Aus Énards Dankesrede, die er zur Verleihung des Leipziger Buchpreises zur Europäischen Verständigung hält, stammt die abgründige Metapher: »Es scheint so, als hätten die politischen Kommentatoren dieser Tage vergessen, wer Europa war.«
Aus Énards Dankesrede, die er zur Verleihung des Leipziger Buchpreises zur Europäischen Verständigung hält, stammt die abgründige Metapher:
»Es scheint so, als hätten die politischen Kommentatoren dieser Tage vergessen, wer Europa war. Und was Europa bedeutet. Europa war eine libanesische Prinzessin, die an einem Strand bei Sidon von einem Gott des Nordens entführt wurde, der sie begehrte: Zeus. […] Europa ist eine illegale Einwanderin, eine Ausländerin, eine Kriegsbeute.«
Mit diesem nuancierenden, zeitkritischen Blick schreibt Énard auch seinen Kompass. Er will nicht zeigen, was der Orient und was der Okzident »sind«, sondern wo die Schnittmengen liegen, wie sich der Orient in der europäischen Kultur vermittelt hat und noch immer vermittelt (»Ganz Europa ist im Orient. Alles ist kosmopolitisch«). Er will also Nähe herstellen zwischen den beiden Welten, die so viel miteinander gemein haben. Deshalb schreibt er von Liszt in Istanbul, von Goethes Divan, von der klanglichen Schönheit der schlichten Wüste in Le Désert von Félicien David. Der Roman ist dadurch, man spürt es schon, ein intellektuelles Schwergewicht, das den Leser leicht erschöpft. Genauso wie der Protagonist, der Musikwissenschaftler Franz Ritter, so erschöpft ist von seinem Leben und der Tatsache, dass er nicht schlafen kann.

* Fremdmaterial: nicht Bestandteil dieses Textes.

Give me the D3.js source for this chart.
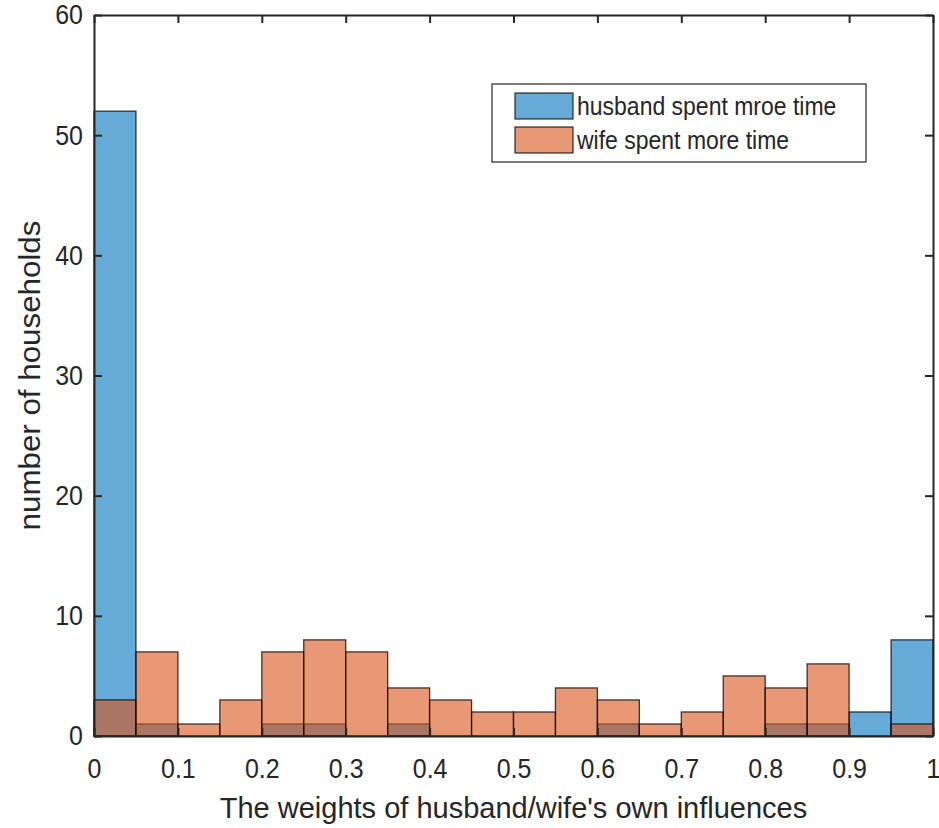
<!DOCTYPE html>
<html>
<head>
<meta charset="utf-8">
<script src="https://cdn.jsdelivr.net/npm/d3@7"></script>
<style>
  body { margin: 0; background: #fff; }
  text { font-family: "Liberation Sans", Arial, sans-serif; fill: #262626; }
</style>
</head>
<body>
<svg width="939" height="828"></svg>
<script>
const binStarts = [0, 0.05, 0.1, 0.15, 0.2, 0.25, 0.3, 0.35, 0.4, 0.45,
                   0.5, 0.55, 0.6, 0.65, 0.7, 0.75, 0.8, 0.85, 0.9, 0.95];
const binWidth = 0.05;
const husband = [52, 1, 0, 0, 1, 1, 0, 1, 0, 0, 0, 0, 1, 0, 0, 0, 1, 1, 2, 8];
const wife    = [3, 7, 1, 3, 7, 8, 7, 4, 3, 2, 2, 4, 3, 1, 2, 5, 4, 6, 0, 1];
const xTicks = [0, 0.1, 0.2, 0.3, 0.4, 0.5, 0.6, 0.7, 0.8, 0.9, 1];
const yTicks = [0, 10, 20, 30, 40, 50, 60];
const seriesNames = ["husband spent mroe time", "wife spent more time"];
const colors = ["#0072BD", "#D95319"];

const svg = d3.select("svg");
const plotLeft = 94, plotRight = 933, plotTop = 15, plotBottom = 736;
const stretch = 1.12; // text in the original is a little taller than wide

const x = d3.scaleLinear().domain([0, 1]).range([plotLeft, plotRight]);
const y = d3.scaleLinear().domain([0, 60]).range([plotBottom, plotTop]);

// bars: husband first, wife drawn over it
[husband, wife].forEach((vals, i) => {
  svg.append("g")
    .selectAll("rect")
    .data(binStarts.map((b, j) => ({ b, v: vals[j] })).filter(d => d.v > 0))
    .enter()
    .append("rect")
    .attr("x", d => x(d.b))
    .attr("y", d => y(d.v))
    .attr("width", d => x(d.b + binWidth) - x(d.b))
    .attr("height", d => y(0) - y(d.v))
    .attr("fill", colors[i])
    .attr("fill-opacity", 0.6)
    .attr("stroke", "#000")
    .attr("stroke-opacity", 0.75)
    .attr("stroke-width", 1.3);
});

// axes, MATLAB style: ticks inward, box all round
const tick = 8;
const xAxis = svg.append("g")
  .attr("transform", `translate(0,${plotBottom})`)
  .call(d3.axisBottom(x).tickValues(xTicks).tickFormat(d3.format("")).tickSizeInner(-tick).tickSizeOuter(0).tickPadding(20));
const xTop = svg.append("g")
  .attr("transform", `translate(0,${plotTop})`)
  .call(d3.axisTop(x).tickValues(xTicks).tickFormat("").tickSizeInner(-tick).tickSizeOuter(0));
const yAxis = svg.append("g")
  .attr("transform", `translate(${plotLeft},0)`)
  .call(d3.axisLeft(y).tickValues(yTicks).tickSizeInner(-tick).tickSizeOuter(0).tickPadding(11));
const yRight = svg.append("g")
  .attr("transform", `translate(${plotRight},0)`)
  .call(d3.axisRight(y).tickValues(yTicks).tickFormat("").tickSizeInner(-tick).tickSizeOuter(0));

[xAxis, xTop, yAxis, yRight].forEach(g => {
  g.select(".domain").attr("stroke", "#262626").attr("stroke-width", 2);
  g.selectAll(".tick line").attr("stroke", "#262626").attr("stroke-width", 2);
  g.selectAll(".tick text")
    .style("font-family", '"Liberation Sans", Arial, sans-serif')
    .style("font-size", "25px")
    .attr("transform", `scale(1,${stretch})`)
    .attr("fill", "#262626");
});

// axis labels
svg.append("text")
  .attr("x", (plotLeft + plotRight) / 2)
  .attr("y", 818)
  .attr("text-anchor", "middle")
  .style("font-size", "29px")
  .text("The weights of husband/wife's own influences");

svg.append("text")
  .attr("transform", `translate(40,${(plotTop + plotBottom) / 2}) rotate(-90) scale(1.08,1)`)
  .attr("text-anchor", "middle")
  .style("font-size", "29px")
  .text("number of households");

// legend
const legend = svg.append("g");
legend.append("rect")
  .attr("x", 492).attr("y", 84)
  .attr("width", 374).attr("height", 78)
  .attr("fill", "#fff")
  .attr("stroke", "#262626")
  .attr("stroke-width", 1.2);

seriesNames.forEach((name, i) => {
  const row = legend.append("g").attr("transform", `translate(0,${i * 34})`);
  row.append("rect")
    .attr("x", 515).attr("y", 93)
    .attr("width", 58).attr("height", 26)
    .attr("fill", colors[i])
    .attr("fill-opacity", 0.6)
    .attr("stroke", "#000")
    .attr("stroke-opacity", 0.75)
    .attr("stroke-width", 1.3);
  row.append("text")
    .attr("transform", `translate(577,115) scale(1,${stretch})`)
    .style("font-size", "23px")
    .text(name);
});
</script>
</body>
</html>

Das Buch ereignet sich dann in dieser ermattenden, immer länger werdenden Nacht, in der Franz Ritter, neben seiner sentimentalen Liebe für den Orient, von einer Liebesgeschichte erzählt. So ist, wer bis an das Ende dieses Buches gelangt ist, erhellt und ergriffen. Die Liebesgeschichte von Franz und Sara erinnert an die von Paul (Celan) und Ingeborg (Bachmann), die vor allem schriftlich ist. Verbrieft. Beide sehen sich nacheinander und stoßen sich voneinander ab; wollen zusammengehören und trennen sich voneinander; inspirieren einander und sind doch die großen Teile ihres Lebens nur im Schweigen verbunden.
Und wäre das nicht auch eine Allegorie für das Verhältnis von Orient und Okzident?